In the years that followed, Hollywood turned bodybuilders into icons. Schwarzenegger and Sylvester Stallone dominated the box office with action hits such as Conan the Barbarian and the Rocky and Rambo series. They were cast as warriors and street fighters, and their physiques stood for grit, dominance and—at times—moral clarity. Their silhouettes became templates, reproduced in pop culture ephemera.

Even their attire began to echo their form. The 1980s power suit was a sharp departure from the soft-shouldered Brooks Brothers tailoring of old-money WASPs and the disheveled denim of countercultural hippies. What had once been flaunted in cotton tank tops now took shape in dark worsted wool: extended shoulder pads, inflated chests and waists tightened like lifting belts. Paired with a bright tie and contrast banker collar, the power suit embodied the “greed is good” ethos of a new tycoon class.

As the decade wore on, the line between discipline and vanity began to blur.
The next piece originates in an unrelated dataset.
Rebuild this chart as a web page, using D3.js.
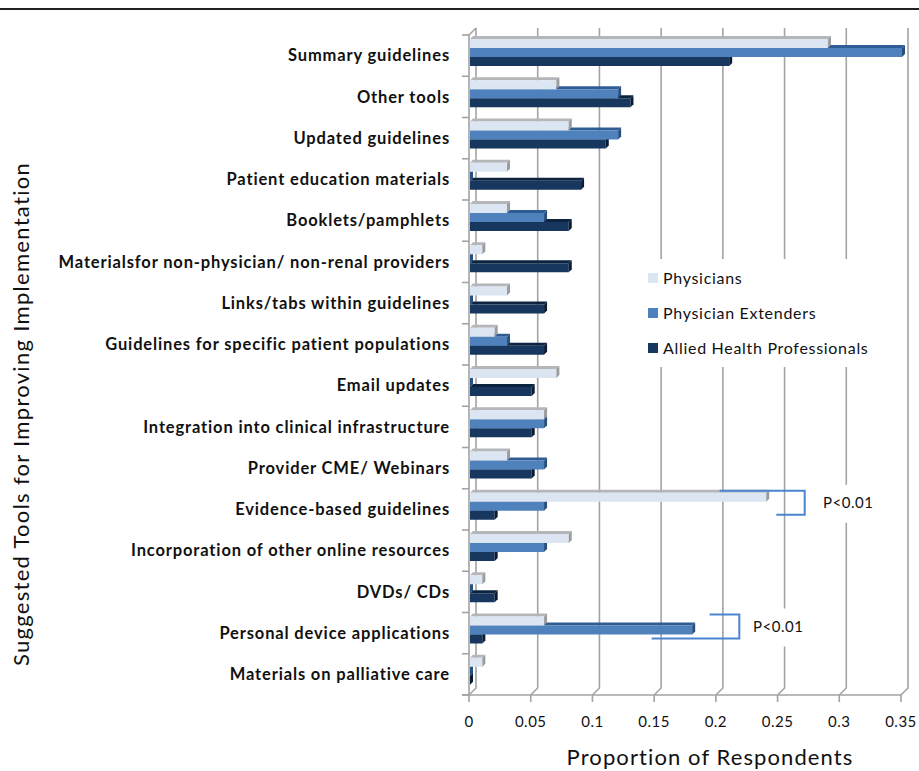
<!DOCTYPE html>
<html>
<head>
<meta charset="utf-8">
<script src="https://cdn.jsdelivr.net/npm/d3@7"></script>
<style>
  html, body { margin: 0; padding: 0; background: #fff; }
  svg { display: block; }
  text { font-family: Lato, "Open Sans", sans-serif; fill: #111; }
</style>
</head>
<body>
<svg id="chart" width="919" height="771"></svg>
<script>
// Suggested tools, listed top to bottom
const categories = [
  "Summary guidelines",
  "Other tools",
  "Updated guidelines",
  "Patient education materials",
  "Booklets/pamphlets",
  "Materialsfor non-physician/ non-renal providers",
  "Links/tabs within guidelines",
  "Guidelines for specific patient populations",
  "Email updates",
  "Integration into clinical infrastructure",
  "Provider CME/ Webinars",
  "Evidence-based guidelines",
  "Incorporation of other online resources",
  "DVDs/ CDs",
  "Personal device applications",
  "Materials on palliative care"
];

const seriesNames = ["Physicians", "Physician Extenders", "Allied Health Professionals"];

// Proportion of respondents per group
const physicians = [0.29, 0.07, 0.08, 0.03, 0.03, 0.01, 0.03, 0.02, 0.07, 0.06, 0.03, 0.24, 0.08, 0.01, 0.06, 0.01];
const extenders  = [0.35, 0.12, 0.12, 0.00, 0.06, 0.00, 0.00, 0.03, 0.00, 0.06, 0.06, 0.06, 0.06, 0.00, 0.18, 0.00];
const allied     = [0.21, 0.13, 0.11, 0.09, 0.08, 0.08, 0.06, 0.06, 0.05, 0.05, 0.05, 0.02, 0.02, 0.02, 0.01, 0.00];

const xTicks = [0, 0.05, 0.1, 0.15, 0.2, 0.25, 0.3, 0.35];
const xTickLabels = ["0", "0.05", "0.1", "0.15", "0.2", "0.25", "0.3", "0.35"];

// Significance brackets
const brackets = [
  { category: "Evidence-based guidelines", label: "P<0.01" },
  { category: "Personal device applications", label: "P<0.01" }
];

const seriesValues = [physicians, extenders, allied];
const faceColors = ["#dce6f2", "#4f81bd", "#17375e"];
const topColors  = ["#b4b6b9", "#2f5d93", "#0d2440"];
const sideColors = ["#9a9c9f", "#27507f", "#0a1c33"];

const svg = d3.select("#chart");

// Frame rule across the top
svg.append("line")
  .attr("x1", 0).attr("x2", 919).attr("y1", 9).attr("y2", 9)
  .attr("stroke", "#222").attr("stroke-width", 2);

// Scales: front plane of the 3-D plot, and the back wall shifted by the depth
const DEPTH = 7;
const x = d3.scaleLinear().domain([0, 0.35]).range([469, 901]);
const y = d3.scaleBand().domain(categories).range([35, 695]).padding(0);
const yInner = d3.scaleBand().domain(seriesNames).range([4, 31]).padding(0);

const plotTop = 35, plotBottom = 695;
const gridColor = "#a3a3a3";

// Back-wall gridlines with floor jog to the front ticks
const grid = svg.append("g");
xTicks.forEach(t => {
  const xb = x(t) + DEPTH;
  grid.append("path")
    .attr("d", `M${xb},${plotTop - DEPTH} L${xb},${plotBottom - DEPTH} L${x(t)},${plotBottom}`)
    .attr("fill", "none").attr("stroke", gridColor).attr("stroke-width", 1.6);
});

// Left wall edge
svg.append("path")
  .attr("d", `M${x(0)},${plotBottom} L${x(0)},${plotTop} L${x(0) + DEPTH},${plotTop - DEPTH}`)
  .attr("fill", "none").attr("stroke", gridColor).attr("stroke-width", 1.6);

// Floor front edge
svg.append("line")
  .attr("x1", x(0) - 7).attr("x2", x(0.35)).attr("y1", plotBottom).attr("y2", plotBottom)
  .attr("stroke", gridColor).attr("stroke-width", 1.6);

// Category ticks on the left axis
const catTicks = d3.range(categories.length + 1).map(i => 35 + i * y.step());
catTicks.forEach(ty => {
  svg.append("line")
    .attr("x1", x(0) - 7).attr("x2", x(0)).attr("y1", ty).attr("y2", ty)
    .attr("stroke", gridColor).attr("stroke-width", 1.6);
});

// Value ticks below the floor
xTicks.forEach(t => {
  svg.append("line")
    .attr("x1", x(t)).attr("x2", x(t)).attr("y1", plotBottom).attr("y2", plotBottom + 7)
    .attr("stroke", gridColor).attr("stroke-width", 1.6);
});

// Legend panel (white backing hides gridlines behind it)
const legend = svg.append("g");
legend.append("rect").attr("x", 636).attr("y", 259).attr("width", 264).attr("height", 108).attr("fill", "#fff");
seriesNames.forEach((name, i) => {
  const ly = 278 + i * 35;
  legend.append("rect").attr("x", 648).attr("y", ly - 5).attr("width", 10).attr("height", 10)
    .attr("fill", faceColors[i]);
  legend.append("text").attr("x", 663).attr("y", ly).attr("dy", "0.35em")
    .attr("font-size", 16).attr("letter-spacing", 0.7).text(name);
});

// Bars: drawn bottom series first so upper bars cover the top faces below them
const B = 3; // bar depth offset
const bars = svg.append("g");
categories.forEach((cat, ci) => {
  for (let si = seriesValues.length - 1; si >= 0; si--) {
    const v = seriesValues[si][ci];
    const x0 = x(0) + 1, x1 = x(v) + 1;
    const y0 = y(cat) + yInner(seriesNames[si]);
    const h = yInner.bandwidth();
    const g = bars.append("g");
    // top face
    g.append("path")
      .attr("d", `M${x0},${y0} L${x0 + B},${y0 - B} L${x1 + B},${y0 - B} L${x1},${y0} Z`)
      .attr("fill", topColors[si]);
    // front face
    g.append("rect").attr("x", x0).attr("y", y0).attr("width", Math.max(0, x1 - x0)).attr("height", h)
      .attr("fill", faceColors[si]);
    // end face
    g.append("path")
      .attr("d", `M${x1},${y0} L${x1 + B},${y0 - B} L${x1 + B},${y0 + h - B} L${x1},${y0 + h} Z`)
      .attr("fill", sideColors[si]);
  }
});

// Category labels
svg.append("g").selectAll("text").data(categories).join("text")
  .attr("x", 450)
  .attr("y", d => y(d) + y.step() / 2)
  .attr("dy", "0.35em")
  .attr("text-anchor", "end")
  .attr("font-size", 16.5).attr("font-weight", 700)
  .attr("letter-spacing", 0.85)
  .text(d => d);

// Value tick labels
svg.append("g").selectAll("text").data(xTicks).join("text")
  .attr("x", d => x(d))
  .attr("y", 722)
  .attr("dy", "0.35em")
  .attr("text-anchor", "middle")
  .attr("font-size", 15).attr("letter-spacing", 0.5)
  .text((d, i) => xTickLabels[i]);

// Axis titles
svg.append("text")
  .attr("x", 710).attr("y", 757).attr("dy", "0.35em")
  .attr("text-anchor", "middle").attr("font-size", 22).attr("letter-spacing", 1.1)
  .text("Proportion of Respondents");

svg.append("text")
  .attr("transform", "translate(21,414) rotate(-90)")
  .attr("dy", "0.35em")
  .attr("text-anchor", "middle").attr("font-size", 22).attr("letter-spacing", 1.3)
  .text("Suggested Tools for Improving Implementation");

// Significance brackets
const bracketColor = "#4a86d0";
function drawBracket(b, topStartX, botStartX, spineX, labelX) {
  const yTop = y(b.category) + 2;
  const yBot = y(b.category) + 26;
  const g = svg.append("g");
  g.append("rect").attr("x", labelX - 5).attr("y", (yTop + yBot) / 2 - 18)
    .attr("width", 62).attr("height", 38).attr("fill", "#fff");
  g.append("path")
    .attr("d", `M${topStartX},${yTop} L${spineX},${yTop} L${spineX},${yBot} L${botStartX},${yBot}`)
    .attr("fill", "none").attr("stroke", bracketColor).attr("stroke-width", 2);
  g.append("text").attr("x", labelX).attr("y", (yTop + yBot) / 2).attr("dy", "0.35em")
    .attr("font-size", 15).attr("letter-spacing", 0.5).text(b.label);
}
// Evidence-based: physicians vs allied; personal device: extenders vs allied
drawBracket(brackets[0], x(0.203), x(0.249), x(0.272), 823);
drawBracket(brackets[1], x(0.195), x(0.148), x(0.219), 753);
</script>
</body>
</html>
No cultural figure captured that slippage more than Patrick Bateman, the status-obsessed antihero of American Psycho. Although the novel was published in 1991 and the film adaptation released in 2000, Bateman was unmistakably a creature of the ’80s. By day, he moved through Manhattan in Valentino Couture suits and Oliver Peoples glasses. By night, he peeled off his uniform to reveal a body maintained with crunches and skin-care routines.

In one of the film’s most iconic scenes, Bateman quietly unravels when a colleague slides over a newly printed business card—subtle off-white coloring, tastefully thick, watermarked. For Bateman the card is a stand-in for status, a way to measure self-worth in a room full of successful men. Style isn’t about his personal expression; it’s how he proves he’s the alpha.